Kaydeen Williams: Keeping the entrepreneurial fire burning
Twenty-five-year-old Kaydeen Williams, who hails from St Catherine, has transformed her passion for African heritage into an entrepreneurial pursuit.
In January 2021, she started out by making bags but the small business has since evolved into designing and manufacturing fashionable dresses, shirts, robes, aprons and swimwear, among other items.
“At African Kouture Ja, we offer high-quality and ethically made African-inspired fashion. We offer a wide range of modern African print clothing for men, women, and children,” she told The Gleaner.
Williams said it was important for her to become an entrepreneur, as a means of developing financial independence.
In the past, she has offered graphic designing and social media management services on a small scale. She recalled that while studying at the Caribbean Maritime University between 2016 and 2020, she embraced her uniqueness and no longer desired to blend in.
“I found my individuality through clothing and that helped me stand out from the crowd. Fashion became my form of self-expression and empowerment and that’s where my love for community and African culture blossomed,” she explained.
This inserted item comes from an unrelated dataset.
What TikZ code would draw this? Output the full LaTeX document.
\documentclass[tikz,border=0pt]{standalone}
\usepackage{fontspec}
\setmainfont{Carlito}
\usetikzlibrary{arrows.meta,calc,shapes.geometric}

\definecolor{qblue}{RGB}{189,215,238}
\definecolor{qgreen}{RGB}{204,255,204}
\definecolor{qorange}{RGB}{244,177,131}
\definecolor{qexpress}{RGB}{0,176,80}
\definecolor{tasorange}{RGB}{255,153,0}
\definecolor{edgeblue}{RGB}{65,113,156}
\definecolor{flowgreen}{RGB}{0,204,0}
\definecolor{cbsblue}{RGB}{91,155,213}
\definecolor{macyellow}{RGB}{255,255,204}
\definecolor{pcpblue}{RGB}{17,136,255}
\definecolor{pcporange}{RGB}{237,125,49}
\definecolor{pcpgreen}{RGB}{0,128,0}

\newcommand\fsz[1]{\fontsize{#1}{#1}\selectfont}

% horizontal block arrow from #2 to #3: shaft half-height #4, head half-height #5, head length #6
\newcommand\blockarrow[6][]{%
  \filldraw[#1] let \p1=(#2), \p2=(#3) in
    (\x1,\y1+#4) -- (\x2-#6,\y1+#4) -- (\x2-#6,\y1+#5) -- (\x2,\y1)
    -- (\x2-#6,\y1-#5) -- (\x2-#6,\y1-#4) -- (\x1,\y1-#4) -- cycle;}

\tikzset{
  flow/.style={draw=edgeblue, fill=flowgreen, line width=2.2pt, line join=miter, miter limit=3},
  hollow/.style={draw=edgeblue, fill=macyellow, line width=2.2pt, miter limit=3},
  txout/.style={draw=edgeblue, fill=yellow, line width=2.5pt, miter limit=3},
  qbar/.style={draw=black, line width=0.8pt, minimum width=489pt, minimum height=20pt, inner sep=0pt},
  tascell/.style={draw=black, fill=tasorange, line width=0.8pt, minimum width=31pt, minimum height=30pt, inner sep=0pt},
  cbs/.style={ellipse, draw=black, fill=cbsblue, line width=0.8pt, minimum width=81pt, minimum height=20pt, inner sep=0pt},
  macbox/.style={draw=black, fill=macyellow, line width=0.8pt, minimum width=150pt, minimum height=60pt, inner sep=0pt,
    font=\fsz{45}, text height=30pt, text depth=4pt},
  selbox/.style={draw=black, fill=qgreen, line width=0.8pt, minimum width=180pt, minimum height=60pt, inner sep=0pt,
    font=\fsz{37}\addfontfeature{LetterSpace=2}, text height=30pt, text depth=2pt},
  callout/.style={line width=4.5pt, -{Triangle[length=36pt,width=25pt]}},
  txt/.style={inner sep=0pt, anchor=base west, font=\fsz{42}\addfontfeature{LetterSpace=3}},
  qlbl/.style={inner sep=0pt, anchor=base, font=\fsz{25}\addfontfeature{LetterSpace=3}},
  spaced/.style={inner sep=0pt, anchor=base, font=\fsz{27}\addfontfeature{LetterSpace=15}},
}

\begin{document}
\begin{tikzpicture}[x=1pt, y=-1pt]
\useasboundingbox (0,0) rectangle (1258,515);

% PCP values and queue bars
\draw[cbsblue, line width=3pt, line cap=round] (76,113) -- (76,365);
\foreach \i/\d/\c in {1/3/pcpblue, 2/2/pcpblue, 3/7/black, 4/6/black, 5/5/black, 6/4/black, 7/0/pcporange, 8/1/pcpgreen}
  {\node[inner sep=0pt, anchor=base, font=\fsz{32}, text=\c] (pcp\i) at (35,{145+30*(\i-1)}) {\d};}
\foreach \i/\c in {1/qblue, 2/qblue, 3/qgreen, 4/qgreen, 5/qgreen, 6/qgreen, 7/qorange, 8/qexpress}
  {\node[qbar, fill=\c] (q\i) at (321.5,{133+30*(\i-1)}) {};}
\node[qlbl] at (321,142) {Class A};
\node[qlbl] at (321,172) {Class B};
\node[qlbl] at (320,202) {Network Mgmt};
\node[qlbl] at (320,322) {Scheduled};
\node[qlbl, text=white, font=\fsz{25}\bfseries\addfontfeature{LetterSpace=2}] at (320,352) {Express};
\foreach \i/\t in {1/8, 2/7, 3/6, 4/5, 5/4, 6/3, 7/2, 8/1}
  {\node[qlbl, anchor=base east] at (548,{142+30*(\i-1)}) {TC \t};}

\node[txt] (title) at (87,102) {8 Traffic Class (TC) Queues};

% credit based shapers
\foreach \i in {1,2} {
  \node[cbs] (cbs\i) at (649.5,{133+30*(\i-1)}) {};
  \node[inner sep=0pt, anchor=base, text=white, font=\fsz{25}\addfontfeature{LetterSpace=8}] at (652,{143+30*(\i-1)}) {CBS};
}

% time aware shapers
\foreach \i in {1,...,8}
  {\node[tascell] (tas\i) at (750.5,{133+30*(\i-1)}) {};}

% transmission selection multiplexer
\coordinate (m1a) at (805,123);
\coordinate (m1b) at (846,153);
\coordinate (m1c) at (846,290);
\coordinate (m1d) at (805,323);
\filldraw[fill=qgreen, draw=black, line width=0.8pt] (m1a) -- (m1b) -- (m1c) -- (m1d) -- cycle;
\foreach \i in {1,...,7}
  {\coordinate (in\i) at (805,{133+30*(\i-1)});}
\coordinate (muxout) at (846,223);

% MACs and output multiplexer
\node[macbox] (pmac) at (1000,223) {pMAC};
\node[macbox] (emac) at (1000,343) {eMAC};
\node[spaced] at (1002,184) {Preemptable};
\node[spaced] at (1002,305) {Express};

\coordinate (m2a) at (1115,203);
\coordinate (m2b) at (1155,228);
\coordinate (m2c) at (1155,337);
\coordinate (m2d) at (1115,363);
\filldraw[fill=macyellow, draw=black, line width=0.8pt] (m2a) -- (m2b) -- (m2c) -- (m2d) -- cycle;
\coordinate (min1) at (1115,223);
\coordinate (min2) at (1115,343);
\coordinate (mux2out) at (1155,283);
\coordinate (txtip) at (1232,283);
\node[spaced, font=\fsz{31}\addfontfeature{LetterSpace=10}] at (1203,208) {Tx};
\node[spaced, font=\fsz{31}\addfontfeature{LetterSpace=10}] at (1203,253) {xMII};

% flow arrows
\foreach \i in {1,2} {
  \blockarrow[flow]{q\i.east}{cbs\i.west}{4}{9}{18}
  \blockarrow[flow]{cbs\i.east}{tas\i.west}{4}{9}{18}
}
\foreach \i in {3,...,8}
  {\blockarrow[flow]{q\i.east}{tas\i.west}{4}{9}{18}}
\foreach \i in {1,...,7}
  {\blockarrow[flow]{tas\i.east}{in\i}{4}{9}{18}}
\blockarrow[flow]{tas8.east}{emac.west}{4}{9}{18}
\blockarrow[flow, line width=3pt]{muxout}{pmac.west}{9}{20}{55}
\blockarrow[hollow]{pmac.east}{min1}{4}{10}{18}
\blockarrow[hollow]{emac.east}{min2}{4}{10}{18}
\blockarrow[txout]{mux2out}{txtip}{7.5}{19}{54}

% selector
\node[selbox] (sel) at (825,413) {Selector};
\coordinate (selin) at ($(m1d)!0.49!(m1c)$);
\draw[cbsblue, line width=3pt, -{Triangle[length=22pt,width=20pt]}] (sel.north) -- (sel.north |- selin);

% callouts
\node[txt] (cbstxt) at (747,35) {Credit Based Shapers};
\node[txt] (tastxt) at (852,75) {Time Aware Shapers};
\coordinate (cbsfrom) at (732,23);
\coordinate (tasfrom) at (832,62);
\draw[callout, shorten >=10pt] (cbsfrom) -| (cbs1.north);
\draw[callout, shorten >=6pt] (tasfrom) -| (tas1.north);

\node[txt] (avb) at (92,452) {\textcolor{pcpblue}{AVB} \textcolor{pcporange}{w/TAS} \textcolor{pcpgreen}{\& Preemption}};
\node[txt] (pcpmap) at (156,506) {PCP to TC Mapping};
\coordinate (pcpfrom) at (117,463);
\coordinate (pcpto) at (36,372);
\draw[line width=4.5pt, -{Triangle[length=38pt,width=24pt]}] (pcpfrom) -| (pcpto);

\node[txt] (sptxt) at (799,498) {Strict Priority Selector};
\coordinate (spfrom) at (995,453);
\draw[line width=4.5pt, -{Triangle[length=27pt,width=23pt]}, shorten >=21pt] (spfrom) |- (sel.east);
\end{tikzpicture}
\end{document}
She said she recognised there was a gap in the Jamaican market for well-made African print wear that was affordable and readily available.
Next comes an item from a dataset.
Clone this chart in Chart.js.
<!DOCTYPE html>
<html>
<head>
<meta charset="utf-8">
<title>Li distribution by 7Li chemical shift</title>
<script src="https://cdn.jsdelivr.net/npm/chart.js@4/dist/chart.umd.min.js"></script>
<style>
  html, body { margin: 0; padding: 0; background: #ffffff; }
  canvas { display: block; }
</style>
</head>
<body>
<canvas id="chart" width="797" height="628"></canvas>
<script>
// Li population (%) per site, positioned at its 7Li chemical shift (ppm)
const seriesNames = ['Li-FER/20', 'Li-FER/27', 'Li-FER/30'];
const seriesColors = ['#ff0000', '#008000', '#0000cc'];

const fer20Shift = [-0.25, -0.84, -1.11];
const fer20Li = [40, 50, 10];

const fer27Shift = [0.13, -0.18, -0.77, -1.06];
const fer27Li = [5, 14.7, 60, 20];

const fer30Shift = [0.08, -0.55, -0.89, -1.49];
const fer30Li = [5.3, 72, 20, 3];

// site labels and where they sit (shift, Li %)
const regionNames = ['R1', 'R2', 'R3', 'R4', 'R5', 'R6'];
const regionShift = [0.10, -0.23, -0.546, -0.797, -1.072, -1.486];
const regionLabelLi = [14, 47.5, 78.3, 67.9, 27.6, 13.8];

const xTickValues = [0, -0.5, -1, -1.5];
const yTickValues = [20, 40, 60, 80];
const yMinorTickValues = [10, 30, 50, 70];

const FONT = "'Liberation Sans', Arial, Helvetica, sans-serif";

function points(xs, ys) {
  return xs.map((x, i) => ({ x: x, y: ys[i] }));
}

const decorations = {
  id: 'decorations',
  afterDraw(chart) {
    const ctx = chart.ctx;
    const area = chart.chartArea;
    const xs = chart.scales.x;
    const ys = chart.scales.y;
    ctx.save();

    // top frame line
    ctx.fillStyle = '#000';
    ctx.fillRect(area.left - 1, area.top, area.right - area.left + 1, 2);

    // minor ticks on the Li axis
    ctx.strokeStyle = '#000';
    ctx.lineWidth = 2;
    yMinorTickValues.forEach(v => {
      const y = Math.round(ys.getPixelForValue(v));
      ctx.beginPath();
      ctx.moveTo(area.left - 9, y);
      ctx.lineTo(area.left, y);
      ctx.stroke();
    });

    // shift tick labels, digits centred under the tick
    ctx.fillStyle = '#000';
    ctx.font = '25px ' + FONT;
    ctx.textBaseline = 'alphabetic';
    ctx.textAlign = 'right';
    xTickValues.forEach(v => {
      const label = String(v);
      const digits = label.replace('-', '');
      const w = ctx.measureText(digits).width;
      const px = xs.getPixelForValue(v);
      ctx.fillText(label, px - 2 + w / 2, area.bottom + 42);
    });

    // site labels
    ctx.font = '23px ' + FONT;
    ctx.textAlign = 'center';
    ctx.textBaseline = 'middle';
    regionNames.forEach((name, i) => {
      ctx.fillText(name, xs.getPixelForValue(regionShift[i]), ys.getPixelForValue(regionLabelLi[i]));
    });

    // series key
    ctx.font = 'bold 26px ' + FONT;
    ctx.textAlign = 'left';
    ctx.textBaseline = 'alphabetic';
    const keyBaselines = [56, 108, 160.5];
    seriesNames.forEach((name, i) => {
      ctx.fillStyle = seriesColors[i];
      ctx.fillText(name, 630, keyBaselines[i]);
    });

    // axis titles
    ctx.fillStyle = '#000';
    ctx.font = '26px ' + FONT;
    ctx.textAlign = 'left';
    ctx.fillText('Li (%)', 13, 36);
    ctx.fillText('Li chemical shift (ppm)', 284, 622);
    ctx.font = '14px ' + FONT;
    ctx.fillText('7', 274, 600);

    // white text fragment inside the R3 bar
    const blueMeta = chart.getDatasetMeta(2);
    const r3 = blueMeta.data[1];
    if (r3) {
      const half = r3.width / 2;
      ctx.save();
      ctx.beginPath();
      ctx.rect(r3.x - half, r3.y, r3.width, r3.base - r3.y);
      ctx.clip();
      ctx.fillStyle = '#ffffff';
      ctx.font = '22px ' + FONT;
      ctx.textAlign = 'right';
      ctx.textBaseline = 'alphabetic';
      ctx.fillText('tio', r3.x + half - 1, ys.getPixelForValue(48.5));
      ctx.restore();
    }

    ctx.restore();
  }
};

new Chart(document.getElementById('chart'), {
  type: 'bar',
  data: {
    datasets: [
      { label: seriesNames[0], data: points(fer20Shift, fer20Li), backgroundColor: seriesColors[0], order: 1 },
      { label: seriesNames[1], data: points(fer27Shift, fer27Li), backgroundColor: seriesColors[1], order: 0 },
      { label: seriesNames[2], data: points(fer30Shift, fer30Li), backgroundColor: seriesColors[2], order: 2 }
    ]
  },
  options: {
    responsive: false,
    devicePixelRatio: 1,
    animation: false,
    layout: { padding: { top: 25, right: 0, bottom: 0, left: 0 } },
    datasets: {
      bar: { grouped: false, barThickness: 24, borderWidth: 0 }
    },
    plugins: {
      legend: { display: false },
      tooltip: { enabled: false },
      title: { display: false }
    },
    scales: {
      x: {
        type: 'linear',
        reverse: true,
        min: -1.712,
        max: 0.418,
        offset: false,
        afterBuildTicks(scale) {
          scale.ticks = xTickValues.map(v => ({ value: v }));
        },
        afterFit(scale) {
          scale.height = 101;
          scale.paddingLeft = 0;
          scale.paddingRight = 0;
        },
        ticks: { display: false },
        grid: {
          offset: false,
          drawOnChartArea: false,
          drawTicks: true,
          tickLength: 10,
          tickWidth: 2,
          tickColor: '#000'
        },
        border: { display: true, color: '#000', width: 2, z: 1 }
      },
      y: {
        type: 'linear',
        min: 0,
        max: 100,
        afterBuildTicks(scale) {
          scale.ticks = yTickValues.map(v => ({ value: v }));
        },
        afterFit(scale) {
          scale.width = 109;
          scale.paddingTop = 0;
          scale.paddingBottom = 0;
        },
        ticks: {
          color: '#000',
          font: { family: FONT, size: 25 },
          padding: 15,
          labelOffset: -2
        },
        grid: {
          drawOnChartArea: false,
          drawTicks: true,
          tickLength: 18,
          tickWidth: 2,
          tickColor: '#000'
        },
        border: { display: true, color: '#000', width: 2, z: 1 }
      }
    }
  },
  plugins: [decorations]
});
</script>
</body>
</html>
“Although I didn’t have a background in design, I felt a deep desire to fill that void for myself and others,” she shared with The Gleaner.
Williams offers customised clothing items while some pieces are pre-made and available for purchase.
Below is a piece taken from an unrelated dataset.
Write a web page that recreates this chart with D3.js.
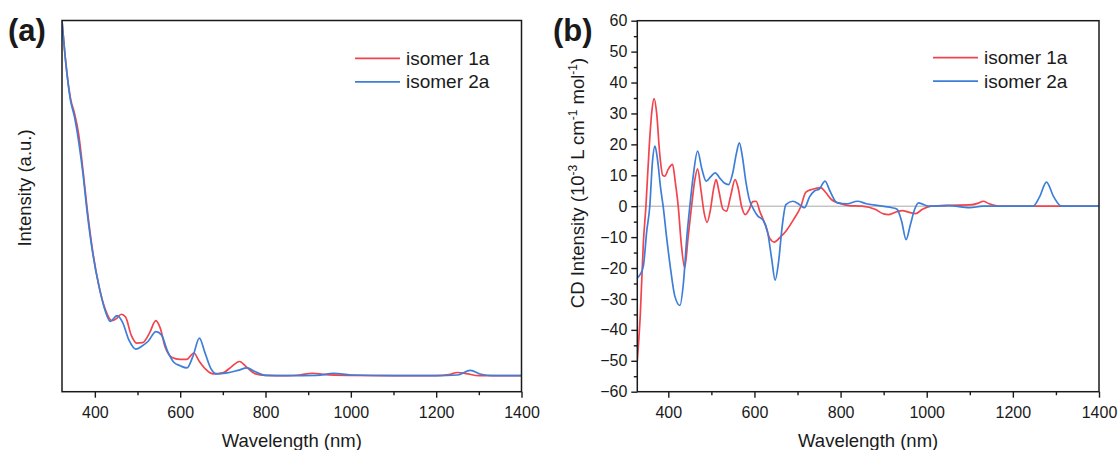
<!DOCTYPE html>
<html>
<head>
<meta charset="utf-8">
<script src="https://cdn.jsdelivr.net/npm/d3@7"></script>
<style>
  body { margin: 0; background: #fff; }
  text { font-family: "Liberation Sans", Arial, sans-serif; fill: #1a1a1a; }
</style>
</head>
<body>
<div id="chart"></div>
<script>
// ---- data ----
const seriesNames = ['isomer 1a', 'isomer 2a'];
const xMajorTicks = [400, 600, 800, 1000, 1200, 1400];
const xMinorTicks = [500, 700, 900, 1100, 1300];
const cdMajorTicks = [-60, -50, -40, -30, -20, -10, 0, 10, 20, 30, 40, 50, 60];
const cdMinorTicks = [-55, -45, -35, -25, -15, -5, 5, 15, 25, 35, 45, 55];

// (a) absorption, isomer 1a
const wlAbs1 = [323, 332, 343, 352, 362, 372, 382, 395, 410, 425, 440, 450, 462, 472, 485, 498, 512, 528, 543, 553, 565, 580, 600, 615, 632, 645, 660, 678, 700, 720, 739, 755, 775, 800, 850, 880, 910, 940, 1000, 1100, 1200, 1230, 1250, 1270, 1300, 1400];
const absA1 = [100, 88, 78, 74, 68, 58, 47, 35, 25, 18.5, 15.5, 16, 17.3, 16.5, 11.5, 9.2, 9.3, 12, 15.5, 13.5, 8, 5.2, 4.6, 4.6, 6.4, 4, 1.8, 0.5, 0.8, 2.5, 4, 2.5, 0.6, 0.1, 0, 0.2, 0.7, 0.3, 0.1, 0, 0, 0.3, 0.9, 0.6, 0, 0];
// (a) absorption, isomer 2a
const wlAbs2 = [323, 332, 343, 352, 362, 372, 382, 395, 410, 425, 436, 452, 465, 480, 496, 510, 525, 543, 556, 570, 585, 600, 616, 630, 645, 658, 672, 686, 710, 735, 757, 775, 800, 850, 920, 960, 1000, 1100, 1200, 1250, 1280, 1305, 1330, 1400];
const absA2 = [100, 88, 77.5, 73, 66, 57, 46, 34.5, 25, 18, 15.3, 16.9, 15, 10, 7.5, 8.3, 9.7, 12.4, 11.5, 7, 3.8, 2.8, 2.2, 5.5, 10.6, 6.5, 2, 0.5, 0.8, 1.5, 2.2, 1.2, 0.1, 0, 0.1, 0.7, 0.2, 0, 0, 0.2, 1.5, 0.4, 0, 0];

// (b) CD, isomer 1a
const wlCd1 = [328, 335, 342, 348, 356, 362, 367, 373, 380, 387, 392, 400, 410, 416, 423, 430, 438, 446, 454, 461, 468, 476, 483, 490, 498, 505, 511, 518, 527, 535, 545, 555, 562, 570, 579, 588, 596, 604, 612, 625, 636, 646, 660, 673, 690, 708, 719, 735, 754, 765, 780, 797, 820, 850, 880, 900, 912, 930, 943, 960, 974, 990, 1010, 1050, 1100, 1120, 1131, 1145, 1170, 1250, 1400];
const cdB1 = [-50, -35, -12, 0, 20, 31, 34.8, 30, 17, 10, 9.7, 12, 13.5, 8, 0, -12, -19.9, -10, 0, 8, 12.1, 5, -2, -5.2, -1, 5.5, 8.6, 4.5, -1, -1.6, 3.5, 8.6, 6, 0, -2.7, -1, 1.5, 1.6, -1.5, -6, -10.5, -11.6, -10, -8.1, -4.5, 0, 4.5, 5.5, 6, 4.5, 2, 1, 0.2, 0, -1, -2.5, -2.7, -1.8, -1.4, -2, -2.4, -1, 0, 0.3, 0.4, 1, 1.6, 0.8, 0, 0, 0];
// (b) CD, isomer 2a
const wlCd2 = [328, 335, 342, 350, 357, 363, 369, 375, 382, 388, 396, 405, 415, 427, 435, 443, 450, 458, 468, 478, 488, 498, 509, 520, 530, 540, 550, 558, 565, 572, 580, 588, 598, 608, 620, 630, 640, 648, 656, 664, 673, 689, 705, 716, 728, 740, 750, 764, 775, 792, 815, 839, 860, 897, 920, 931, 942, 952, 962, 972, 981, 1004, 1050, 1100, 1130, 1200, 1247, 1262, 1278, 1295, 1313, 1400];
const cdB2 = [-23.2, -22, -19.4, -8, 0, 14, 19.4, 15, 6, 0, -10, -20, -29, -32.1, -25, -10, 0, 10, 17.8, 12, 8.1, 9.5, 10.8, 9, 7.5, 7, 11, 17, 20.5, 16, 8, 2.2, -1, -3.2, -4.5, -8, -17, -23.9, -18, -7, 0.5, 1.6, 0.5, -0.5, 3, 5, 5.5, 8.1, 5, 1.1, 0.8, 1.6, 0.8, 0, -0.5, -1, -5, -10.8, -6, -1, 1.1, 0, 0.2, -0.5, 0, 0, 0, 3, 7.8, 3, 0, 0];

const colors = ['#f2444c', '#3d7ed8'];

// ---- layout ----
const W = 1118, H = 450;
const svg = d3.select('#chart').append('svg')
  .attr('width', W).attr('height', H);

const panelA = { x0: 62, x1: 521.5, y0: 20.5, y1: 391.7 };
const panelB = { x0: 637.3, x1: 1099, y0: 20.7, y1: 391.7 };

function zip(xs, ys) { return xs.map((d, i) => [d, ys[i]]); }

function drawPanel(p, opt) {
  const x = d3.scaleLinear().domain(opt.xDomain).range([p.x0, p.x1]);
  const y = d3.scaleLinear().domain(opt.yDomain).range([p.y1, p.y0]);
  const g = svg.append('g');

  const clipId = 'clip-' + opt.key;
  svg.append('clipPath').attr('id', clipId)
    .append('rect')
      .attr('x', p.x0).attr('y', p.y0)
      .attr('width', p.x1 - p.x0).attr('height', p.y1 - p.y0);

  // zero line (CD only)
  if (opt.zeroLine) {
    g.append('line')
      .attr('x1', p.x0).attr('x2', p.x1)
      .attr('y1', y(0)).attr('y2', y(0))
      .attr('stroke', '#a8a8a8').attr('stroke-width', 1);
  }

  const line = d3.line()
    .x(d => x(d[0])).y(d => y(d[1]))
    .curve(d3.curveMonotoneX);

  const lines = g.append('g').attr('clip-path', 'url(#' + clipId + ')');
  opt.series.forEach((s, i) => {
    lines.append('path')
      .datum(s)
      .attr('fill', 'none')
      .attr('stroke', colors[i])
      .attr('stroke-width', 1.7)
      .attr('stroke-linejoin', 'round')
      .attr('d', line);
  });

  // x axis, major + minor
  const xa = g.append('g')
    .attr('transform', 'translate(0,' + p.y1 + ')')
    .call(d3.axisBottom(x).tickValues(xMajorTicks).tickSize(6).tickSizeOuter(0).tickPadding(9).tickFormat(d3.format('d')));
  xa.select('.domain').remove();
  xa.selectAll('line').attr('stroke', '#1a1a1a').attr('stroke-width', 1.4);
  xa.selectAll('text').attr('font-size', 16).attr('font-family', null).attr('fill', '#1a1a1a');

  const xm = g.append('g')
    .attr('transform', 'translate(0,' + p.y1 + ')')
    .call(d3.axisBottom(x).tickValues(xMinorTicks).tickSize(3.5).tickFormat(''));
  xm.select('.domain').remove();
  xm.selectAll('line').attr('stroke', '#1a1a1a').attr('stroke-width', 1.4);

  if (opt.yTicks) {
    const ya = g.append('g')
      .attr('transform', 'translate(' + p.x0 + ',0)')
      .call(d3.axisLeft(y).tickValues(opt.yTicks).tickSize(6).tickSizeOuter(0).tickPadding(4));
    ya.select('.domain').remove();
    ya.selectAll('line').attr('stroke', '#1a1a1a').attr('stroke-width', 1.4);
    ya.selectAll('text').attr('font-size', 16).attr('font-family', null).attr('fill', '#1a1a1a');

    const ym = g.append('g')
      .attr('transform', 'translate(' + p.x0 + ',0)')
      .call(d3.axisLeft(y).tickValues(opt.yMinor).tickSize(3.5).tickFormat(''));
    ym.select('.domain').remove();
    ym.selectAll('line').attr('stroke', '#1a1a1a').attr('stroke-width', 1.4);
  }

  // frame
  g.append('rect')
    .attr('x', p.x0).attr('y', p.y0)
    .attr('width', p.x1 - p.x0).attr('height', p.y1 - p.y0)
    .attr('fill', 'none').attr('stroke', '#1a1a1a').attr('stroke-width', 1.5);

  // axis titles
  g.append('text')
    .attr('x', (p.x0 + p.x1) / 2).attr('y', 447)
    .attr('text-anchor', 'middle').attr('font-size', 18.5)
    .text('Wavelength (nm)');

  const yt = g.append('text')
    .attr('transform', 'translate(' + opt.yTitleX + ',' + opt.yTitleY + ') rotate(-90)')
    .attr('text-anchor', 'middle').attr('font-size', 18.5);
  opt.yTitle(yt);

  // panel label
  g.append('text')
    .attr('x', opt.labelX).attr('y', 41)
    .attr('font-size', 31).attr('font-weight', 'bold')
    .text(opt.label);

  // legend
  seriesNames.forEach((name, i) => {
    const ly = opt.legendY + i * 23.5;
    g.append('line')
      .attr('x1', opt.legendX).attr('x2', opt.legendX + 45)
      .attr('y1', ly).attr('y2', ly)
      .attr('stroke', colors[i]).attr('stroke-width', 1.7);
    g.append('text')
      .attr('x', opt.legendX + 51).attr('y', ly + 6.5)
      .attr('font-size', 19)
      .text(name);
  });
}

drawPanel(panelA, {
  key: 'a',
  xDomain: [323, 1400],
  yDomain: [-4.5, 100],
  series: [zip(wlAbs1, absA1), zip(wlAbs2, absA2)],
  yTitleX: 31, yTitleY: 188,
  yTitle: t => t.text('Intensity (a.u.)'),
  label: '(a)', labelX: 8,
  legendX: 355, legendY: 58.3
});

drawPanel(panelB, {
  key: 'b',
  xDomain: [328, 1400],
  yDomain: [-60, 60],
  yTicks: cdMajorTicks,
  yMinor: cdMinorTicks,
  zeroLine: true,
  series: [zip(wlCd1, cdB1), zip(wlCd2, cdB2)],
  yTitleX: 584, yTitleY: 183,
  yTitle: t => {
    t.append('tspan').text('CD Intensity (10');
    t.append('tspan').attr('dy', -7).attr('font-size', 12).text('-3');
    t.append('tspan').attr('dy', 7).text(' L cm');
    t.append('tspan').attr('dy', -7).attr('font-size', 12).text('-1');
    t.append('tspan').attr('dy', 7).text(' mol');
    t.append('tspan').attr('dy', -7).attr('font-size', 12).text('-1');
    t.append('tspan').attr('dy', 7).text(')');
  },
  label: '(b)', labelX: 553,
  legendX: 933, legendY: 57.7
});
</script>
</body>
</html>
In the initial stages, items were sewn in Jamaica but a lack of time and resources forced her to explore another option.
Today, all her seamstresses are located in Africa and she also sources every piece of fabric from Nigeria and Ghana.
“I manage a part of my business from Nigeria and Ghana also, to facilitate my overseas customers. It really is not feasible to ship to Jamaica and then back to the US or Canada,” she said, adding that it results in a shorter turnaround time.
Williams explained that with Jamaica’s long history of close cultural and spiritual ties to Africa, finding customers has not been challenging.
“I started the business not just to sell items but to educate individuals. Each fabric is designed uniquely and has a representation of something – the colours mean something,” she said, referencing a print that was developed to represent the lockdowns induced by the COVID-19 pandemic.
Her parents and brother are integral in the running of the small business. They assist with processing orders, making deliveries and taking calls and messages.
With a full-time job as a marketing and accounting officer, Williams admitted that the balancing act is not always easy, but she sets aside time each day to focus on an area of the business that needs improvement or to brainstorm ideas for expansion.
“When I’m going out, I’m always wearing African print. People are always intrigued by what I wear and they stop me on the road, and that gives me an opportunity to tell them about my business and give them a card. Months later, some of those people actually make an order,” she said.
Williams said she is always thinking of ways to expand her small business and is currently experimenting with car accessories – steering wheel and car seat covers.
In the short term, her goals are to bring greater appreciation of African textiles in Jamaica and to provide clothing that align with the themes of holidays celebrated in Jamaica.